(Given material):

------------------------------------

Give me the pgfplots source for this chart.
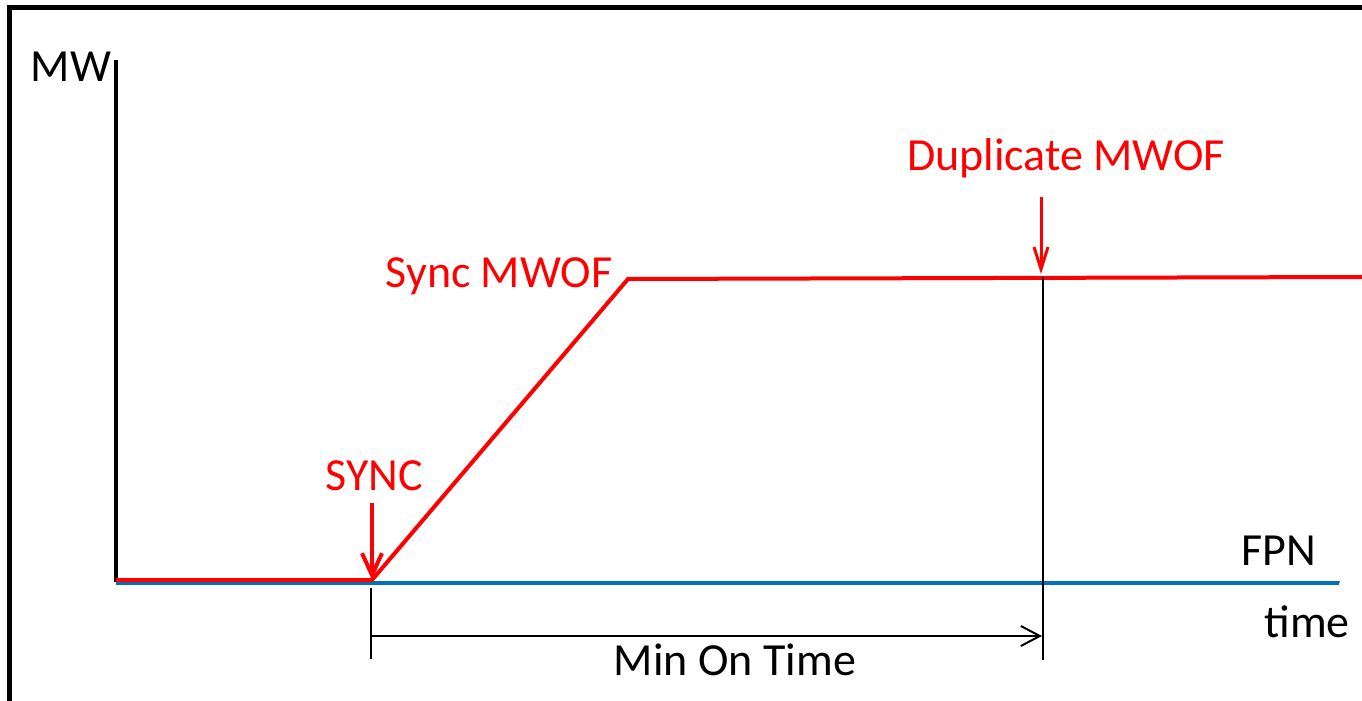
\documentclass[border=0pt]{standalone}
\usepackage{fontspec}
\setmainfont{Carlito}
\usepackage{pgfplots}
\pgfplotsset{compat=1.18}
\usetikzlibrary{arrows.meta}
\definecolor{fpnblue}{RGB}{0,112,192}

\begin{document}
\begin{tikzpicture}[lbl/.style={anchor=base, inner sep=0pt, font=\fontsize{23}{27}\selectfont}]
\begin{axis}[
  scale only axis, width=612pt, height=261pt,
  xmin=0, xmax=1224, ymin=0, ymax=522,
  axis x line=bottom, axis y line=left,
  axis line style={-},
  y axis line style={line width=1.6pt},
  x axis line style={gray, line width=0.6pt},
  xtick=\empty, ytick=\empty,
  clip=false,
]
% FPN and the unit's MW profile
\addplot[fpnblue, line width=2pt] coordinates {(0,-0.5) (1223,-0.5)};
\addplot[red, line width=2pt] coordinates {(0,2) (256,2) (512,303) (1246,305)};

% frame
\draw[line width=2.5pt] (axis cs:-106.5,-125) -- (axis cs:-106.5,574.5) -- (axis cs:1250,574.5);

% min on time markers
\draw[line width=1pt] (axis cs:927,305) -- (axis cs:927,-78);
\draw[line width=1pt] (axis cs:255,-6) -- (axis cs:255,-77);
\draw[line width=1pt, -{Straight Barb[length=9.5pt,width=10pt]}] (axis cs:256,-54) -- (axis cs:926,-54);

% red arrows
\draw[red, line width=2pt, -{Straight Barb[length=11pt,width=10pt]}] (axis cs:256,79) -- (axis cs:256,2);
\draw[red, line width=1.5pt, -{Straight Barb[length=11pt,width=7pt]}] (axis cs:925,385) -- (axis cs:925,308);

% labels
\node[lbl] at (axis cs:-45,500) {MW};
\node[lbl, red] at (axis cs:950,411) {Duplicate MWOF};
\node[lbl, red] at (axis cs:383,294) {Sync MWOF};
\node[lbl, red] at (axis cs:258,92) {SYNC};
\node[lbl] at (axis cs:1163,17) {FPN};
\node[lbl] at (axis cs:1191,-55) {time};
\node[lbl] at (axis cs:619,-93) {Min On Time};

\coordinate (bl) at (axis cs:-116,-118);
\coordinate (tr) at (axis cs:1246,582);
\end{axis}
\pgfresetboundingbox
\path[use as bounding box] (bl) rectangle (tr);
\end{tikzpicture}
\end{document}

------------------------------------

(The task): Write out nothing but the lines from the start of the data through the line with "-- (axis cs:1250,574.5);". Leave out the pictures.

(Final result):
Give me the pgfplots source for this chart.
\documentclass[border=0pt]{standalone}
\usepackage{fontspec}
\setmainfont{Carlito}
\usepackage{pgfplots}
\pgfplotsset{compat=1.18}
\usetikzlibrary{arrows.meta}
\definecolor{fpnblue}{RGB}{0,112,192}

\begin{document}
\begin{tikzpicture}[lbl/.style={anchor=base, inner sep=0pt, font=\fontsize{23}{27}\selectfont}]
\begin{axis}[
  scale only axis, width=612pt, height=261pt,
  xmin=0, xmax=1224, ymin=0, ymax=522,
  axis x line=bottom, axis y line=left,
  axis line style={-},
  y axis line style={line width=1.6pt},
  x axis line style={gray, line width=0.6pt},
  xtick=\empty, ytick=\empty,
  clip=false,
]
% FPN and the unit's MW profile
\addplot[fpnblue, line width=2pt] coordinates {(0,-0.5) (1223,-0.5)};
\addplot[red, line width=2pt] coordinates {(0,2) (256,2) (512,303) (1246,305)};

% frame
\draw[line width=2.5pt] (axis cs:-106.5,-125) -- (axis cs:-106.5,574.5) -- (axis cs:1250,574.5);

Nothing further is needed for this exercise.